A tres años largos de terminar su mandato, nos parece demasiado prematuro abandonar la ruta del convencimiento concertado, por una deriva autoritaria populista.
El intento inicial de convocar un pacto social y conformar una coalición de gobierno por parte del presidente Gustavo Petro fracasó de manera estruendosa tan solo ocho meses después de planteado. El estallido ministerial y legislativo de esta semana no fue solo culpa de los líderes ya obsoletos de los partidos de la U, Conservador y Liberal, sino también del propio mandatario, quien pretendía sumisión por parte de la aplanadora que construyó a partir de las transacciones politiqueras de siempre. Ahora la Casa de Nariño se atrinchera en el petrismo más fiel y en la idea de que acudiendo a las calles podrá refrendar sus propuestas de cambio, ante la prematura pérdida de gobernabilidad con tres largos años de mandato por delante.
La reforma tributaria y la reforma a la salud muestran bien dos historias de lo que podría ser el gobierno del presidente Petro y de lo que ha terminado siendo. La primera, acaso el único gran triunfo legislativo hasta ahora de la administración, se consiguió después de largos procesos de concertación y de diálogo, en los que el Gobierno cedió en varios puntos hasta aprobar un texto que, aunque menos ambicioso que el inicial, resultó histórico. La segunda, embolatada a pesar de ser insignia dentro del plan de gobierno, tambalea porque desde un comienzo no hubo disposición a concertar, el Ministerio de Salud planteó inamovibles y desde el principio habló con la arrogancia de quien ve en los críticos a enemigos y no a aliados necesarios para mejorar al país. La Casa de Nariño esperaba sumisión por parte de su aplanadora, y quizás contaba con ella, por lo cual decidió no ceder en el diálogo democrático. De ahí el descalabro. La salida de la exministra de Salud, Carolina Corcho, es un reconocimiento tácito, aunque tardío y casi en voz baja, de que su estilo imperial de hacer política fracasó por completo.
No pueden pasar de agache en este terremoto los partidos tradicionales, eso sí. Desde el año pasado el apoyo del Partido Conservador, el Partido de la U y el Partido Liberal parecía más un cálculo de cuántos puestos y partidas burocráticas se podían recibir que un genuino compromiso con la agenda de cambio. Eran partido de gobierno en la forma mas no en el fondo. Y por eso, cuando decidieron dar un debate ideológico, su legitimidad ya estaba mancillada. Se trataba de una alianza llamada a fracasar. Pero Presidencia no parece haber aprendido la lección. Ha cambiado la negociación con los líderes de los partidos por una lógica transaccional al menudeo, con la cual aspira a recuperar las mayorías legislativas.
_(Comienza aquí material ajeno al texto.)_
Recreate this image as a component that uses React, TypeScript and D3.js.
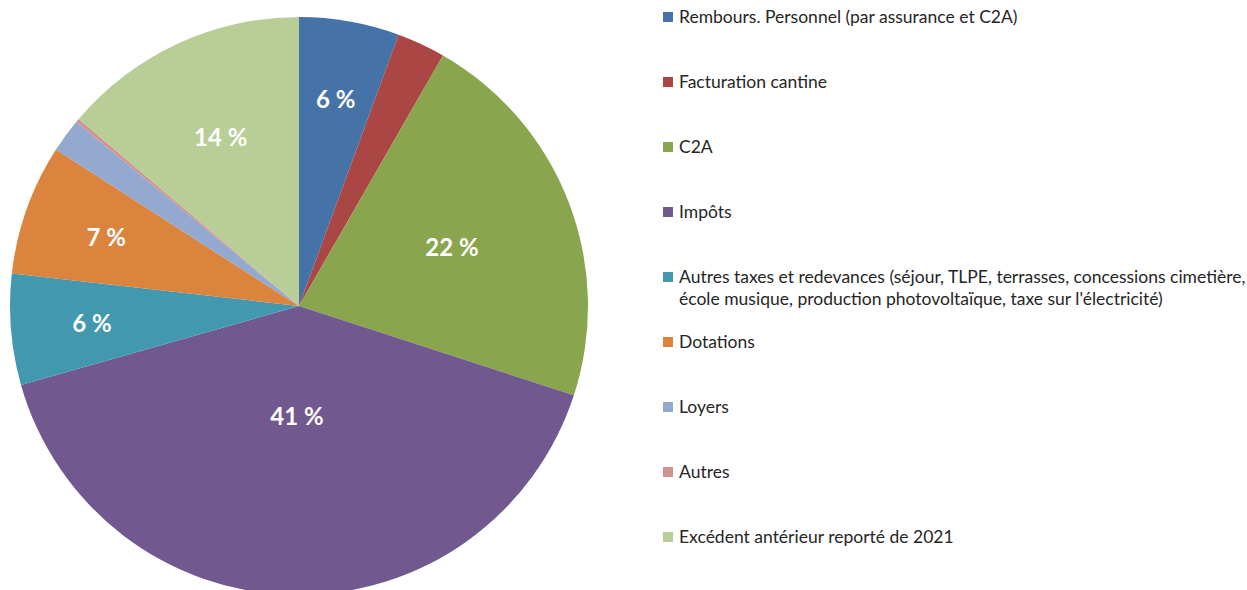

Colombia sabe muy bien cómo funcionan esos diálogos, más allá de que en los discursos se lancen aspavientos patrioteros.
El panorama político se presenta entonces complejo e incierto. La impulsiva decisión de castigar el disenso dentro de la coalición les costó la cabeza a varios ministros que lo venían haciendo bien y el nuevo gabinete se lee con la desconfianza lógica de ser un equipo que, si bien en su mayoría cuenta con experiencia, no va a discutirle nada al presidente. El cambio es necesario sin duda, pero transformaciones tan grandes como las que están planteadas necesitan fortalecerse en el hervor del debate y la negociación, no en la imposición. Sin disposición al diálogo, con una popularidad lastimada y sin gobernabilidad, mañana tendremos entre tanto otro capítulo de balconazo desde la Casa de Nariño, en busca quizás de disimular las crecientes soledad y ensimismamiento del presidente de la República. A tres años largos de terminar su mandato, nos parece demasiado prematuro abandonar la ruta del convencimiento concertado, por una deriva autoritaria populista que, por supuesto, no traería cambio alguno. O al menos no uno sano que mejore la vida de los colombianos.